The First President of the Supreme Court requested a resolution of the Civil Chamber on the following issues:
1. If it is concluded that a provision in an index-linked or denominated loan agreement, which relates to the method of determining the exchange rate of the foreign currency, constitutes an illicit contractual term and is not binding on the consumer, may it be assumed that that provision is replaced by another method of determining the exchange rate of the foreign currency which results from legal or customary rules?
If the answer to the above question is negative:
2. If it is not possible to establish a foreign currency exchange rate binding on the parties in a loan agreement indexed to such a currency, can the agreement be binding on the parties in its remaining scope?
3. If it is not possible to establish a foreign currency exchange rate in a loan agreement denominated in a foreign currency, can the parties remain bound by the agreement?
Irrespective of the answers to questions 1 to 3:
4. If a loan agreement is invalid or ineffective, and as a result of such agreement the Bank has disbursed to the borrower the whole or part of the amount of the loan and the borrower has made repayments on the loan, do separate claims for wrongful performance arise in favour of each of the parties, or does only one claim arise, equal to the difference in performance, in favour of the party whose total performance was higher?
5. If a loan agreement is invalid or ineffective as a result of the unlawful nature of certain of its terms, does the limitation period for the Bank’s claim for repayment of the amount paid under the loan start to run from the moment at which those sums were paid?
6. If, in the case of the invalidity or ineffectiveness of a loan agreement, either party has a claim for repayment of the performance made under such agreement, may that party also claim remuneration for the use of its funds by the other party?
If the CJEU confirms the ability of the Civil Chamber of the Supreme Court to rule and the Supreme Court passes a resolution, the Bank will analyse the content of the resolution after its publication, including its impact on further case law and the value of the parameters used to determine the value of legal risk provisions. At this moment it is not possible to predict whether the resolution will be adopted and even more its impact on the provisions estimation. In determining the value of the provision, the Bank considers the whole information available at the date of signing the Financial Statements.

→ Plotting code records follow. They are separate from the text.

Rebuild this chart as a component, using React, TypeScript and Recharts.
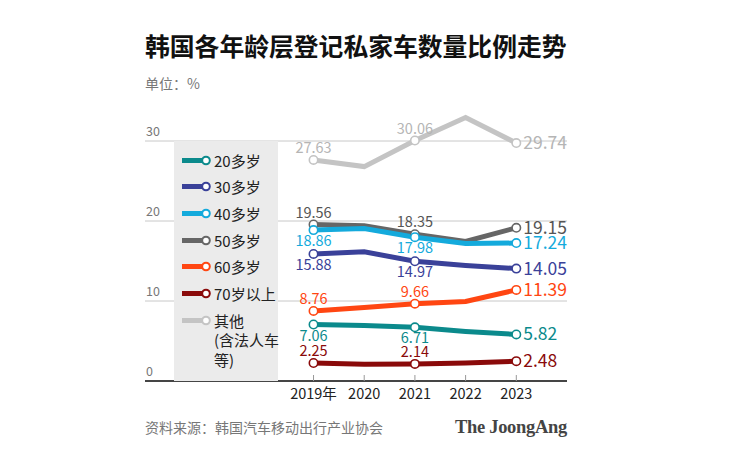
import { LineChart, Line, XAxis, YAxis, CartesianGrid, LabelList } from "recharts"

const years = [2019, 2020, 2021, 2022, 2023]
const age20 = [7.06, 6.95, 6.71, 6.2, 5.82]
const age30 = [15.88, 16.15, 14.97, 14.45, 14.05]
const age40 = [18.86, 19.05, 17.98, 17.2, 17.24]
const age50 = [19.56, 19.4, 18.35, 17.45, 19.15]
const age60 = [8.76, 9.2, 9.66, 9.95, 11.39]
const age70 = [2.25, 2.1, 2.14, 2.25, 2.48]
const others = [27.63, 26.8, 30.06, 32.95, 29.74]
const yTicks = [0, 10, 20, 30]
const labeledIdx = [0, 2, 4]

const FONT = '"Noto Sans CJK SC", "Noto Sans", sans-serif'

// legend order; drawing order is separate below
const series = [
    { key: "a20", name: "20多岁", color: "#0b8a8c", text: "#0b8a8c", values: age20, below: true },
    { key: "a30", name: "30多岁", color: "#3a4199", text: "#3a4199", values: age30, below: true },
    { key: "a40", name: "40多岁", color: "#14aadc", text: "#14aadc", values: age40, below: true },
    { key: "a50", name: "50多岁", color: "#666666", text: "#555555", values: age50, below: false },
    { key: "a60", name: "60多岁", color: "#ff4612", text: "#ff4612", values: age60, below: false },
    { key: "a70", name: "70岁以上", color: "#8a0a0a", text: "#8a0a0a", values: age70, below: false },
    { key: "oth", name: "其他", color: "#c4c4c4", text: "#b5b5b5", values: others, below: false },
]
const drawOrder = ["oth", "a70", "a60", "a20", "a30", "a50", "a40"]

const data = years.map((year, i) => {
    const row: Record<string, number> = { year }
    series.forEach(s => { row[s.key] = s.values[i] })
    return row
})

function makeDot(color: string) {
    return (p: any) => {
        if (!labeledIdx.includes(p.index)) return <g key={p.key} />
        return <circle key={p.key} cx={p.cx} cy={p.cy} r={4.2} fill="#fff" stroke={color} strokeWidth={1.6} />
    }
}

function makeLabel(color: string, below: boolean) {
    return (p: any) => {
        if (!labeledIdx.includes(p.index)) return null
        const v = Number(p.value).toFixed(2)
        if (p.index === 4) {
            return (
                <text x={p.x + 7} y={p.y + 6} fill={color} fontSize={17.5} fontFamily={FONT} textAnchor="start">
                    {v}
                </text>
            )
        }
        return (
            <text x={p.x} y={below ? p.y + 16 : p.y - 7} fill={color} fontSize={14.5} fontFamily={FONT} textAnchor="middle">
                {v}
            </text>
        )
    }
}

function XTick(p: any) {
    const yr = p.payload.value
    return (
        <g>
            <line x1={p.x} x2={p.x} y1={p.y - 6} y2={p.y} stroke="#999" strokeWidth={1} />
            <text x={p.x} y={p.y + 18} textAnchor="middle" fontSize={14.5} fill="#222" fontFamily={FONT}>
                {yr === 2019 ? "2019年" : String(yr)}
            </text>
        </g>
    )
}

function YTick(p: any) {
    return (
        <text x={p.x + 1} y={p.y - 5} textAnchor="start" fontSize={12.5} fill="#777" fontFamily={FONT}>
            {p.payload.value}
        </text>
    )
}

function LegendBox() {
    return (
        <div style={{ position: "absolute", left: 174, top: 141, width: 104, height: 240, background: "#ebebeb", fontFamily: FONT }}>
            {series.map((s, i) => (
                <div key={s.key} style={{ position: "absolute", left: 0, top: 9.5 + i * 26.7, display: "flex", alignItems: "flex-start" }}>
                    <svg width={38} height={19} style={{ display: "block" }}>
                        <line x1={8} x2={30} y1={9.5} y2={9.5} stroke={s.color} strokeWidth={5} />
                        <circle cx={32} cy={9.5} r={3.8} fill="#fff" stroke={s.color} strokeWidth={2} />
                    </svg>
                    <div style={{ marginLeft: 2, fontSize: 15, lineHeight: "19.5px", color: "#222", whiteSpace: "nowrap" }}>
                        {s.key === "oth" ? <>其他<br />(含法人车<br />等)</> : s.name}
                    </div>
                </div>
            ))}
        </div>
    )
}

export default function App() {
    return (
        <div style={{ position: "absolute", left: 0, top: 0, width: 730, height: 458, background: "#fff", fontFamily: FONT }}>
            <div style={{ position: "absolute", left: 145, top: 30, fontSize: 24.8, fontWeight: 700, lineHeight: "30px", color: "#111", whiteSpace: "nowrap" }}>
                韩国各年龄层登记私家车数量比例走势
            </div>
            <div style={{ position: "absolute", left: 145, top: 73, fontSize: 14, lineHeight: "20px", color: "#777" }}>单位：%</div>
            <LineChart width={730} height={458} data={data} margin={{ top: 101, right: 163, left: 144, bottom: 47 }}>
                <CartesianGrid horizontal vertical={false} stroke="#c8c8c8" strokeWidth={1} horizontalValues={yTicks} />
                <XAxis
                    dataKey="year"
                    type="number"
                    domain={[2015.676, 2024]}
                    ticks={years}
                    height={30}
                    tickSize={0}
                    tickMargin={0}
                    tick={XTick}
                    axisLine={{ stroke: "#111", strokeWidth: 1.5 }}
                    tickLine={false}
                    interval={0}
                />
                <YAxis
                    type="number"
                    domain={[0, 35]}
                    ticks={yTicks}
                    width={1}
                    tickSize={0}
                    tickMargin={0}
                    tick={YTick}
                    axisLine={false}
                    tickLine={false}
                    interval={0}
                />
                {drawOrder.map(k => {
                    const s = series.find(x => x.key === k)!
                    return (
                        <Line
                            key={s.key}
                            dataKey={s.key}
                            name={s.name}
                            stroke={s.color}
                            strokeWidth={5}
                            type="linear"
                            dot={makeDot(s.color)}
                            activeDot={false}
                            isAnimationActive={false}
                        >
                            <LabelList dataKey={s.key} content={makeLabel(s.text, s.below)} />
                        </Line>
                    )
                })}
            </LineChart>
            <LegendBox />
            <div style={{ position: "absolute", left: 145, top: 417, fontSize: 14, lineHeight: "20px", color: "#777" }}>
                资料来源：韩国汽车移动出行产业协会
            </div>
            <div style={{ position: "absolute", right: 163, top: 415, fontSize: 18.5, lineHeight: "24px", fontWeight: 700, color: "#444", fontFamily: '"Liberation Serif", "DejaVu Serif", serif', letterSpacing: -0.3 }}>
                The JoongAng
            </div>
        </div>
    )
}
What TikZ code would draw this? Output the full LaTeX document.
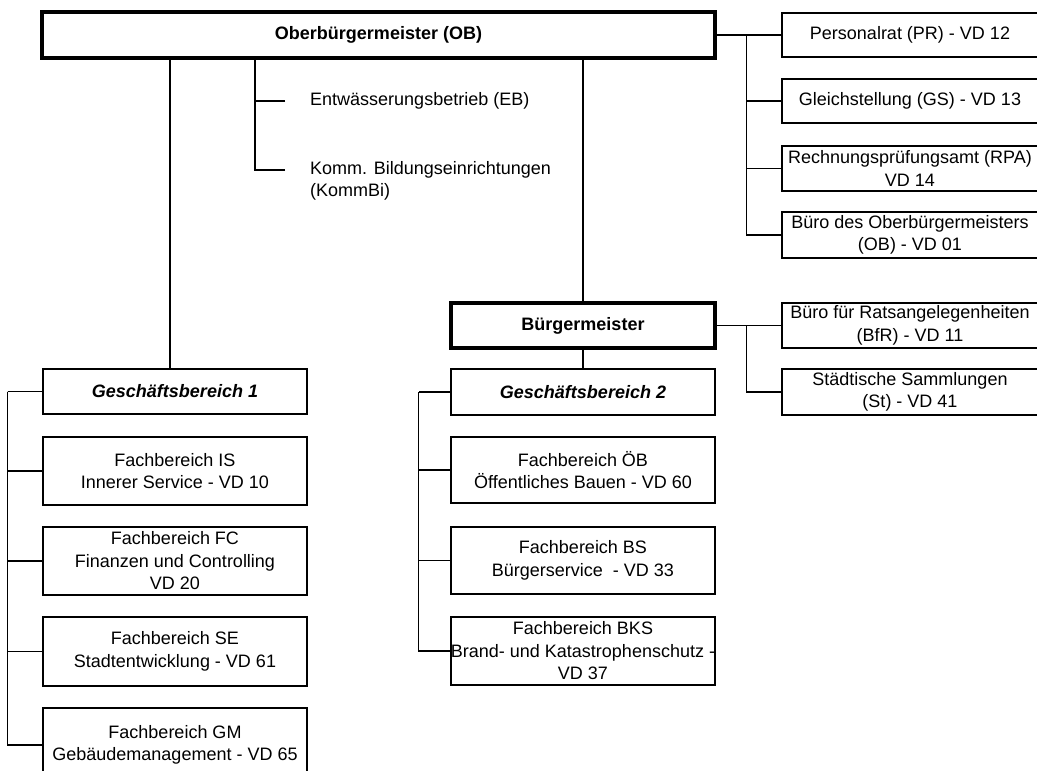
\documentclass[tikz,border=0pt]{standalone}
\usepackage{fontspec}
\setmainfont{Liberation Sans}

\begin{document}
\begin{tikzpicture}[
	x=1pt,y=-1pt,
	unit/.style={draw=black,line width=2.3pt,fill=white,inner sep=0pt,align=center,font=\fontsize{18}{22.5}\selectfont},
	head/.style={unit,line width=4.3pt,font=\fontsize{18}{22.5}\selectfont\bfseries},
	area/.style={unit,font=\fontsize{18}{22.5}\selectfont\bfseries\itshape},
	note/.style={inner sep=0pt,align=left,font=\fontsize{18}{22.5}\selectfont},
	link/.style={draw=black,line width=1.2pt}]
	\useasboundingbox (0,0) rectangle (1037,771);
	\clip (0,0) rectangle (1037,771);
	\node[head,minimum width=673pt,minimum height=46pt] (ob) at (378.5,35) {Oberbürgermeister (OB)};
	\node[note,anchor=west] (eb) at (310,101) {Entwässerungsbetrieb (EB)};
	\node[note,anchor=north west] (kb) at (310,161) {Komm. Bildungseinrichtungen\\(KommBi)};
	\node[unit,minimum width=256pt,minimum height=44pt] (pr) at (910,35) {Personalrat (PR) - VD 12};
	\node[unit,minimum width=256pt,minimum height=44pt] (gs) at (910,101) {Gleichstellung (GS) - VD 13};
	\node[unit,minimum width=256pt,minimum height=45pt] (rpa) at (910,168.5) {Rechnungsprüfungsamt (RPA)\\VD 14};
	\node[unit,minimum width=256pt,minimum height=46pt] (buero) at (910,235) {Büro des Oberbürgermeisters\\(OB) - VD 01};
	\node[head,minimum width=264pt,minimum height=45pt] (bm) at (583,325.5) {Bürgermeister};
	\node[unit,minimum width=256pt,minimum height=45pt] (bfr) at (910,325.5) {Büro für Ratsangelegenheiten\\(BfR) - VD 11};
	\node[unit,minimum width=256pt,minimum height=46pt] (st) at (910,392) {Städtische Sammlungen\\(St) - VD 41};
	\node[area,minimum width=264pt,minimum height=46pt] (gb2) at (583,392) {Geschäftsbereich 2};
	\node[unit,minimum width=264pt,minimum height=66pt] (oeb) at (583,470) {Fachbereich ÖB\\Öffentliches Bauen - VD 60};
	\node[unit,minimum width=264pt,minimum height=67pt] (bs) at (583,560.5) {Fachbereich BS\\Bürgerservice\ \ - VD 33};
	\node[unit,minimum width=264pt,minimum height=68pt] (bks) at (583,651) {Fachbereich BKS\\\makebox[264pt]{Brand- und Katastrophenschutz -}\\VD 37};
	\node[area,minimum width=264pt,minimum height=45pt] (gb1) at (175,391.5) {Geschäftsbereich 1};
	\node[unit,minimum width=264pt,minimum height=68pt] (is) at (175,471) {Fachbereich IS\\Innerer Service - VD 10};
	\node[unit,minimum width=264pt,minimum height=68pt] (fc) at (175,561) {Fachbereich FC\\Finanzen und Controlling\\VD 20};
	\node[unit,minimum width=264pt,minimum height=69pt] (se) at (175,651.5) {Fachbereich SE\\Stadtentwicklung - VD 61};
	\node[unit,minimum width=264pt,minimum height=74pt] (gm) at (175,745) {Fachbereich GM\\Gebäudemanagement - VD 65};
	\coordinate (gbtop) at ([xshift=-5pt]gb1.north);
	\coordinate (ebspine) at ([xshift=-55pt]eb.west);
	\draw[link] (gbtop) -- (gbtop |- ob.south);
	\draw[link] (bm.north) -- (bm.north |- ob.south);
	\draw[link] (bm) -- (gb2);
	\draw[link] ([xshift=-25pt]eb.west) -- (ebspine);
	\draw[link] ([xshift=-25pt,yshift=-9pt]kb.north west) -| (ebspine |- ob.south);
	\draw[link] (ob.east) -- (pr.west);
	\foreach \n in {gs,rpa,buero} \draw[link] ([xshift=-34pt]pr.west) |- (\n.west);
	\draw[link] (bm.east) -- (bfr.west);
	\draw[link] ([xshift=-34pt]bfr.west) |- (st.west);
	\draw[link] (gb1.west) -- ++(-34,0);
	\foreach \n in {is,fc,se,gm} \draw[link] ([xshift=-34pt]gb1.west) |- (\n.west);
	\draw[link] (gb2.west) -- ++(-31,0);
	\foreach \n in {oeb,bs,bks} \draw[link] ([xshift=-31pt]gb2.west) |- (\n.west);
\end{tikzpicture}
\end{document}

On 2 September 2021, the Court of Justice of the European Union handed down its judgment in Case C-932/19, in which it unequivocally indicated that national courts, when deciding on customers’ claims based on a challenge to certain contract terms, may not rely solely on the potentially favourable annulment of the contract for the consumer. It is not permissible for the situation of one of the parties to be regarded by the national courts as the decisive criterion as to the future fate of the contract. The Court reiterates that the fundamental objective of Directive 93/13 is to restore the balance of the parties, including by means of the national provisions in force.
On 18 November 2021, the Court of Justice of the European Union handed down its judgment in Case C-212/20, in which it indicated that the wording of an indexation clause in a credit agreement between a trader and a consumer must, on the basis of clear and comprehensible criteria, enable a sufficiently well-informed, reasonably observant and prudent consumer to understand how the exchange rate applicable to the calculation of instalments is determined, in such a way that the consumer is able at any time to calculate for himself the exchange rate applied by the trader.